No ano do distanciamento
O ano de 2020 do Papa Francisco, assim como de cada um de nós, foi profundamente marcado pela pandemia. Nenhuma viagem, poucas audiências gerais com a presença limitada de pessoas no final do verão, depois novamente interrompidas com a chegada da segunda vaga de contágios, celebrações públicas de forma reduzida, com a participação de pequenos grupos de fiéis. Faltaram a proximidade diária das pessoas, o contacto físico feito de abraços, apertos de mão, palavras sussurradas com lágrimas nos olhos, bênçãos na testa, olhares que se cruzam e se encontram. Também Francisco, à sua maneira, teve que desempenhar a sua missão à distância, permanecendo em casa, conectando-se de modo virtual, multiplicando os contactos telefónicos.
O ano do Papa Francisco foi marcado pelas palavras da exortação Querida Amazonia, que reuniu o discernimento do Sínodo de outubro de 2019 e foi publicada nas vésperas do surto da pandemia: uma vigorosa exortação a olhar para quanto acontece naquela região esquecida. A indicação de caminhos concretos para uma ecologia humana, que tenha em consideração os pobres, para a valorização das culturas e para uma Igreja missionária com um rosto amazónico. Quando parecia que a Covid-19 concedia uma trégua, pelo menos na Itália, Francisco retomou as audiências gerais com os fiéis, propondo-lhes um ciclo de catequeses sobre o futuro que queremos construir depois da pandemia. Por fim, no passado mês de outubro, o dom de uma nova encíclica, Fratelli tutti, que indicou a fraternidade e a amizade social como resposta às sombras do ódio, da violência e do egoísmo, que às vezes parecem prevalecer no nosso mundo desfigurado não só pelo coronavírus, mas por guerras, injustiças, pobrezas e mudanças climáticas.
Na memória de todos, o acontecimento simbólico do ano que findou permanece o do dia 27 de março, com a Statio Orbis, a súplica a Deus para intervir e ajudar a humanidade atingida pela pandemia: Francisco sozinho, debaixo da chuva, numa praça de São Pedro desoladamente vazia, como nunca, e ao mesmo tempo nunca tão cheia, graças a milhões de pessoas do mundo inteiro, ligadas em mundovisão para rezar em silêncio. O Papa que sobe lentamente os largos degraus para chegar ao adro, recordando-nos que estamos todos no mesmo barco, impossibilitados de nos salvar sozinhos; o Papa que beija os pés do Crucifixo de São Marcelo, levado em procissão pelos romanos contra a peste; o Papa que abençoa a cidade e o mundo com o Santíssimo, enquanto no fundo se ouvem as sirenes numa Roma paralisada pelo confinamento.

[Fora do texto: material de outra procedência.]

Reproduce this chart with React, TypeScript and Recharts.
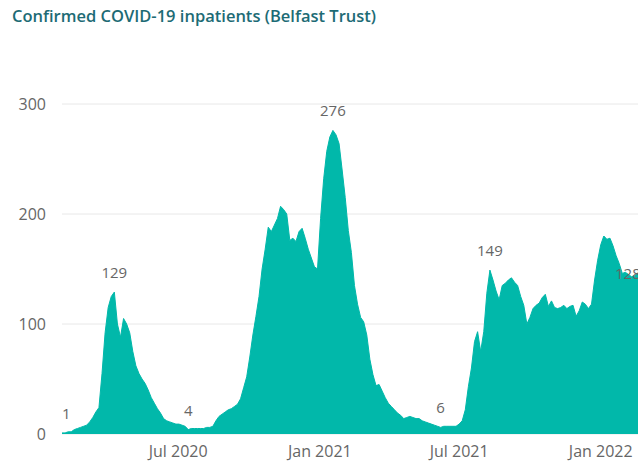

Mas houve outro acontecimento do dia a dia, menos impressionante e contudo mais importante, que permitiu que Francisco acompanhasse milhões de pessoas do mundo inteiro na primeira parte do ano de 2020, durante o tempo do medo e da desorientação. Foi a Missa do dia, celebrada na capela da Casa Santa Marta às 7h da manhã: durante três meses o Sucessor de Pedro bateu suavemente às portas das nossas casas, convidando-nos a não ouvir grandes discursos nem longas catequeses, mas sobretudo a prestar atenção às palavras das Escrituras, comentadas com breves homilias improvisadas e seguidas, depois da celebração eucarística, por alguns minutos de adoração silenciosa diante do Santíssimo. Cada manhã, cada meio-dia ou cada tarde, segundo o fuso horário, numerosas pessoas, até não praticantes e não crentes, se sintonizavam através da rádio, da televisão, em streaming, para ouvir a mensagem do Evangelho e a voz do Bispo de Roma, que se tornou pároco do mundo. E se as imagens do Papa sozinho na praça, a 27 de março impressionaram, comoveram ainda mais aquelas dos numerosos fiéis ajoelhados durante a consagração diante de um ecrã ou de um smartphone, das Américas à Europa, da China à África. A sobriedade essencial daquelas celebrações, precedidas por breves preces pelas categorias mais atingidas pela Covid-19, fez companhia, ofereceu vislumbres de esperança, ajudou a rezar, levando a sentir-nos menos sozinhos, isolados, abandonados. A proximidade ao povo de Deus, o acompanhamento alcançado com aquelas missas partilhadas nos ecrãs do mundo inteiro, tornou evidente o que significa, para o Papa, ser pastor da Igreja universal, intercessor a favor da humanidade ferida, testemunha do Evangelho em ação em toda a família humana, de muitas maneiras frequentemente imprevisíveis e escondidas.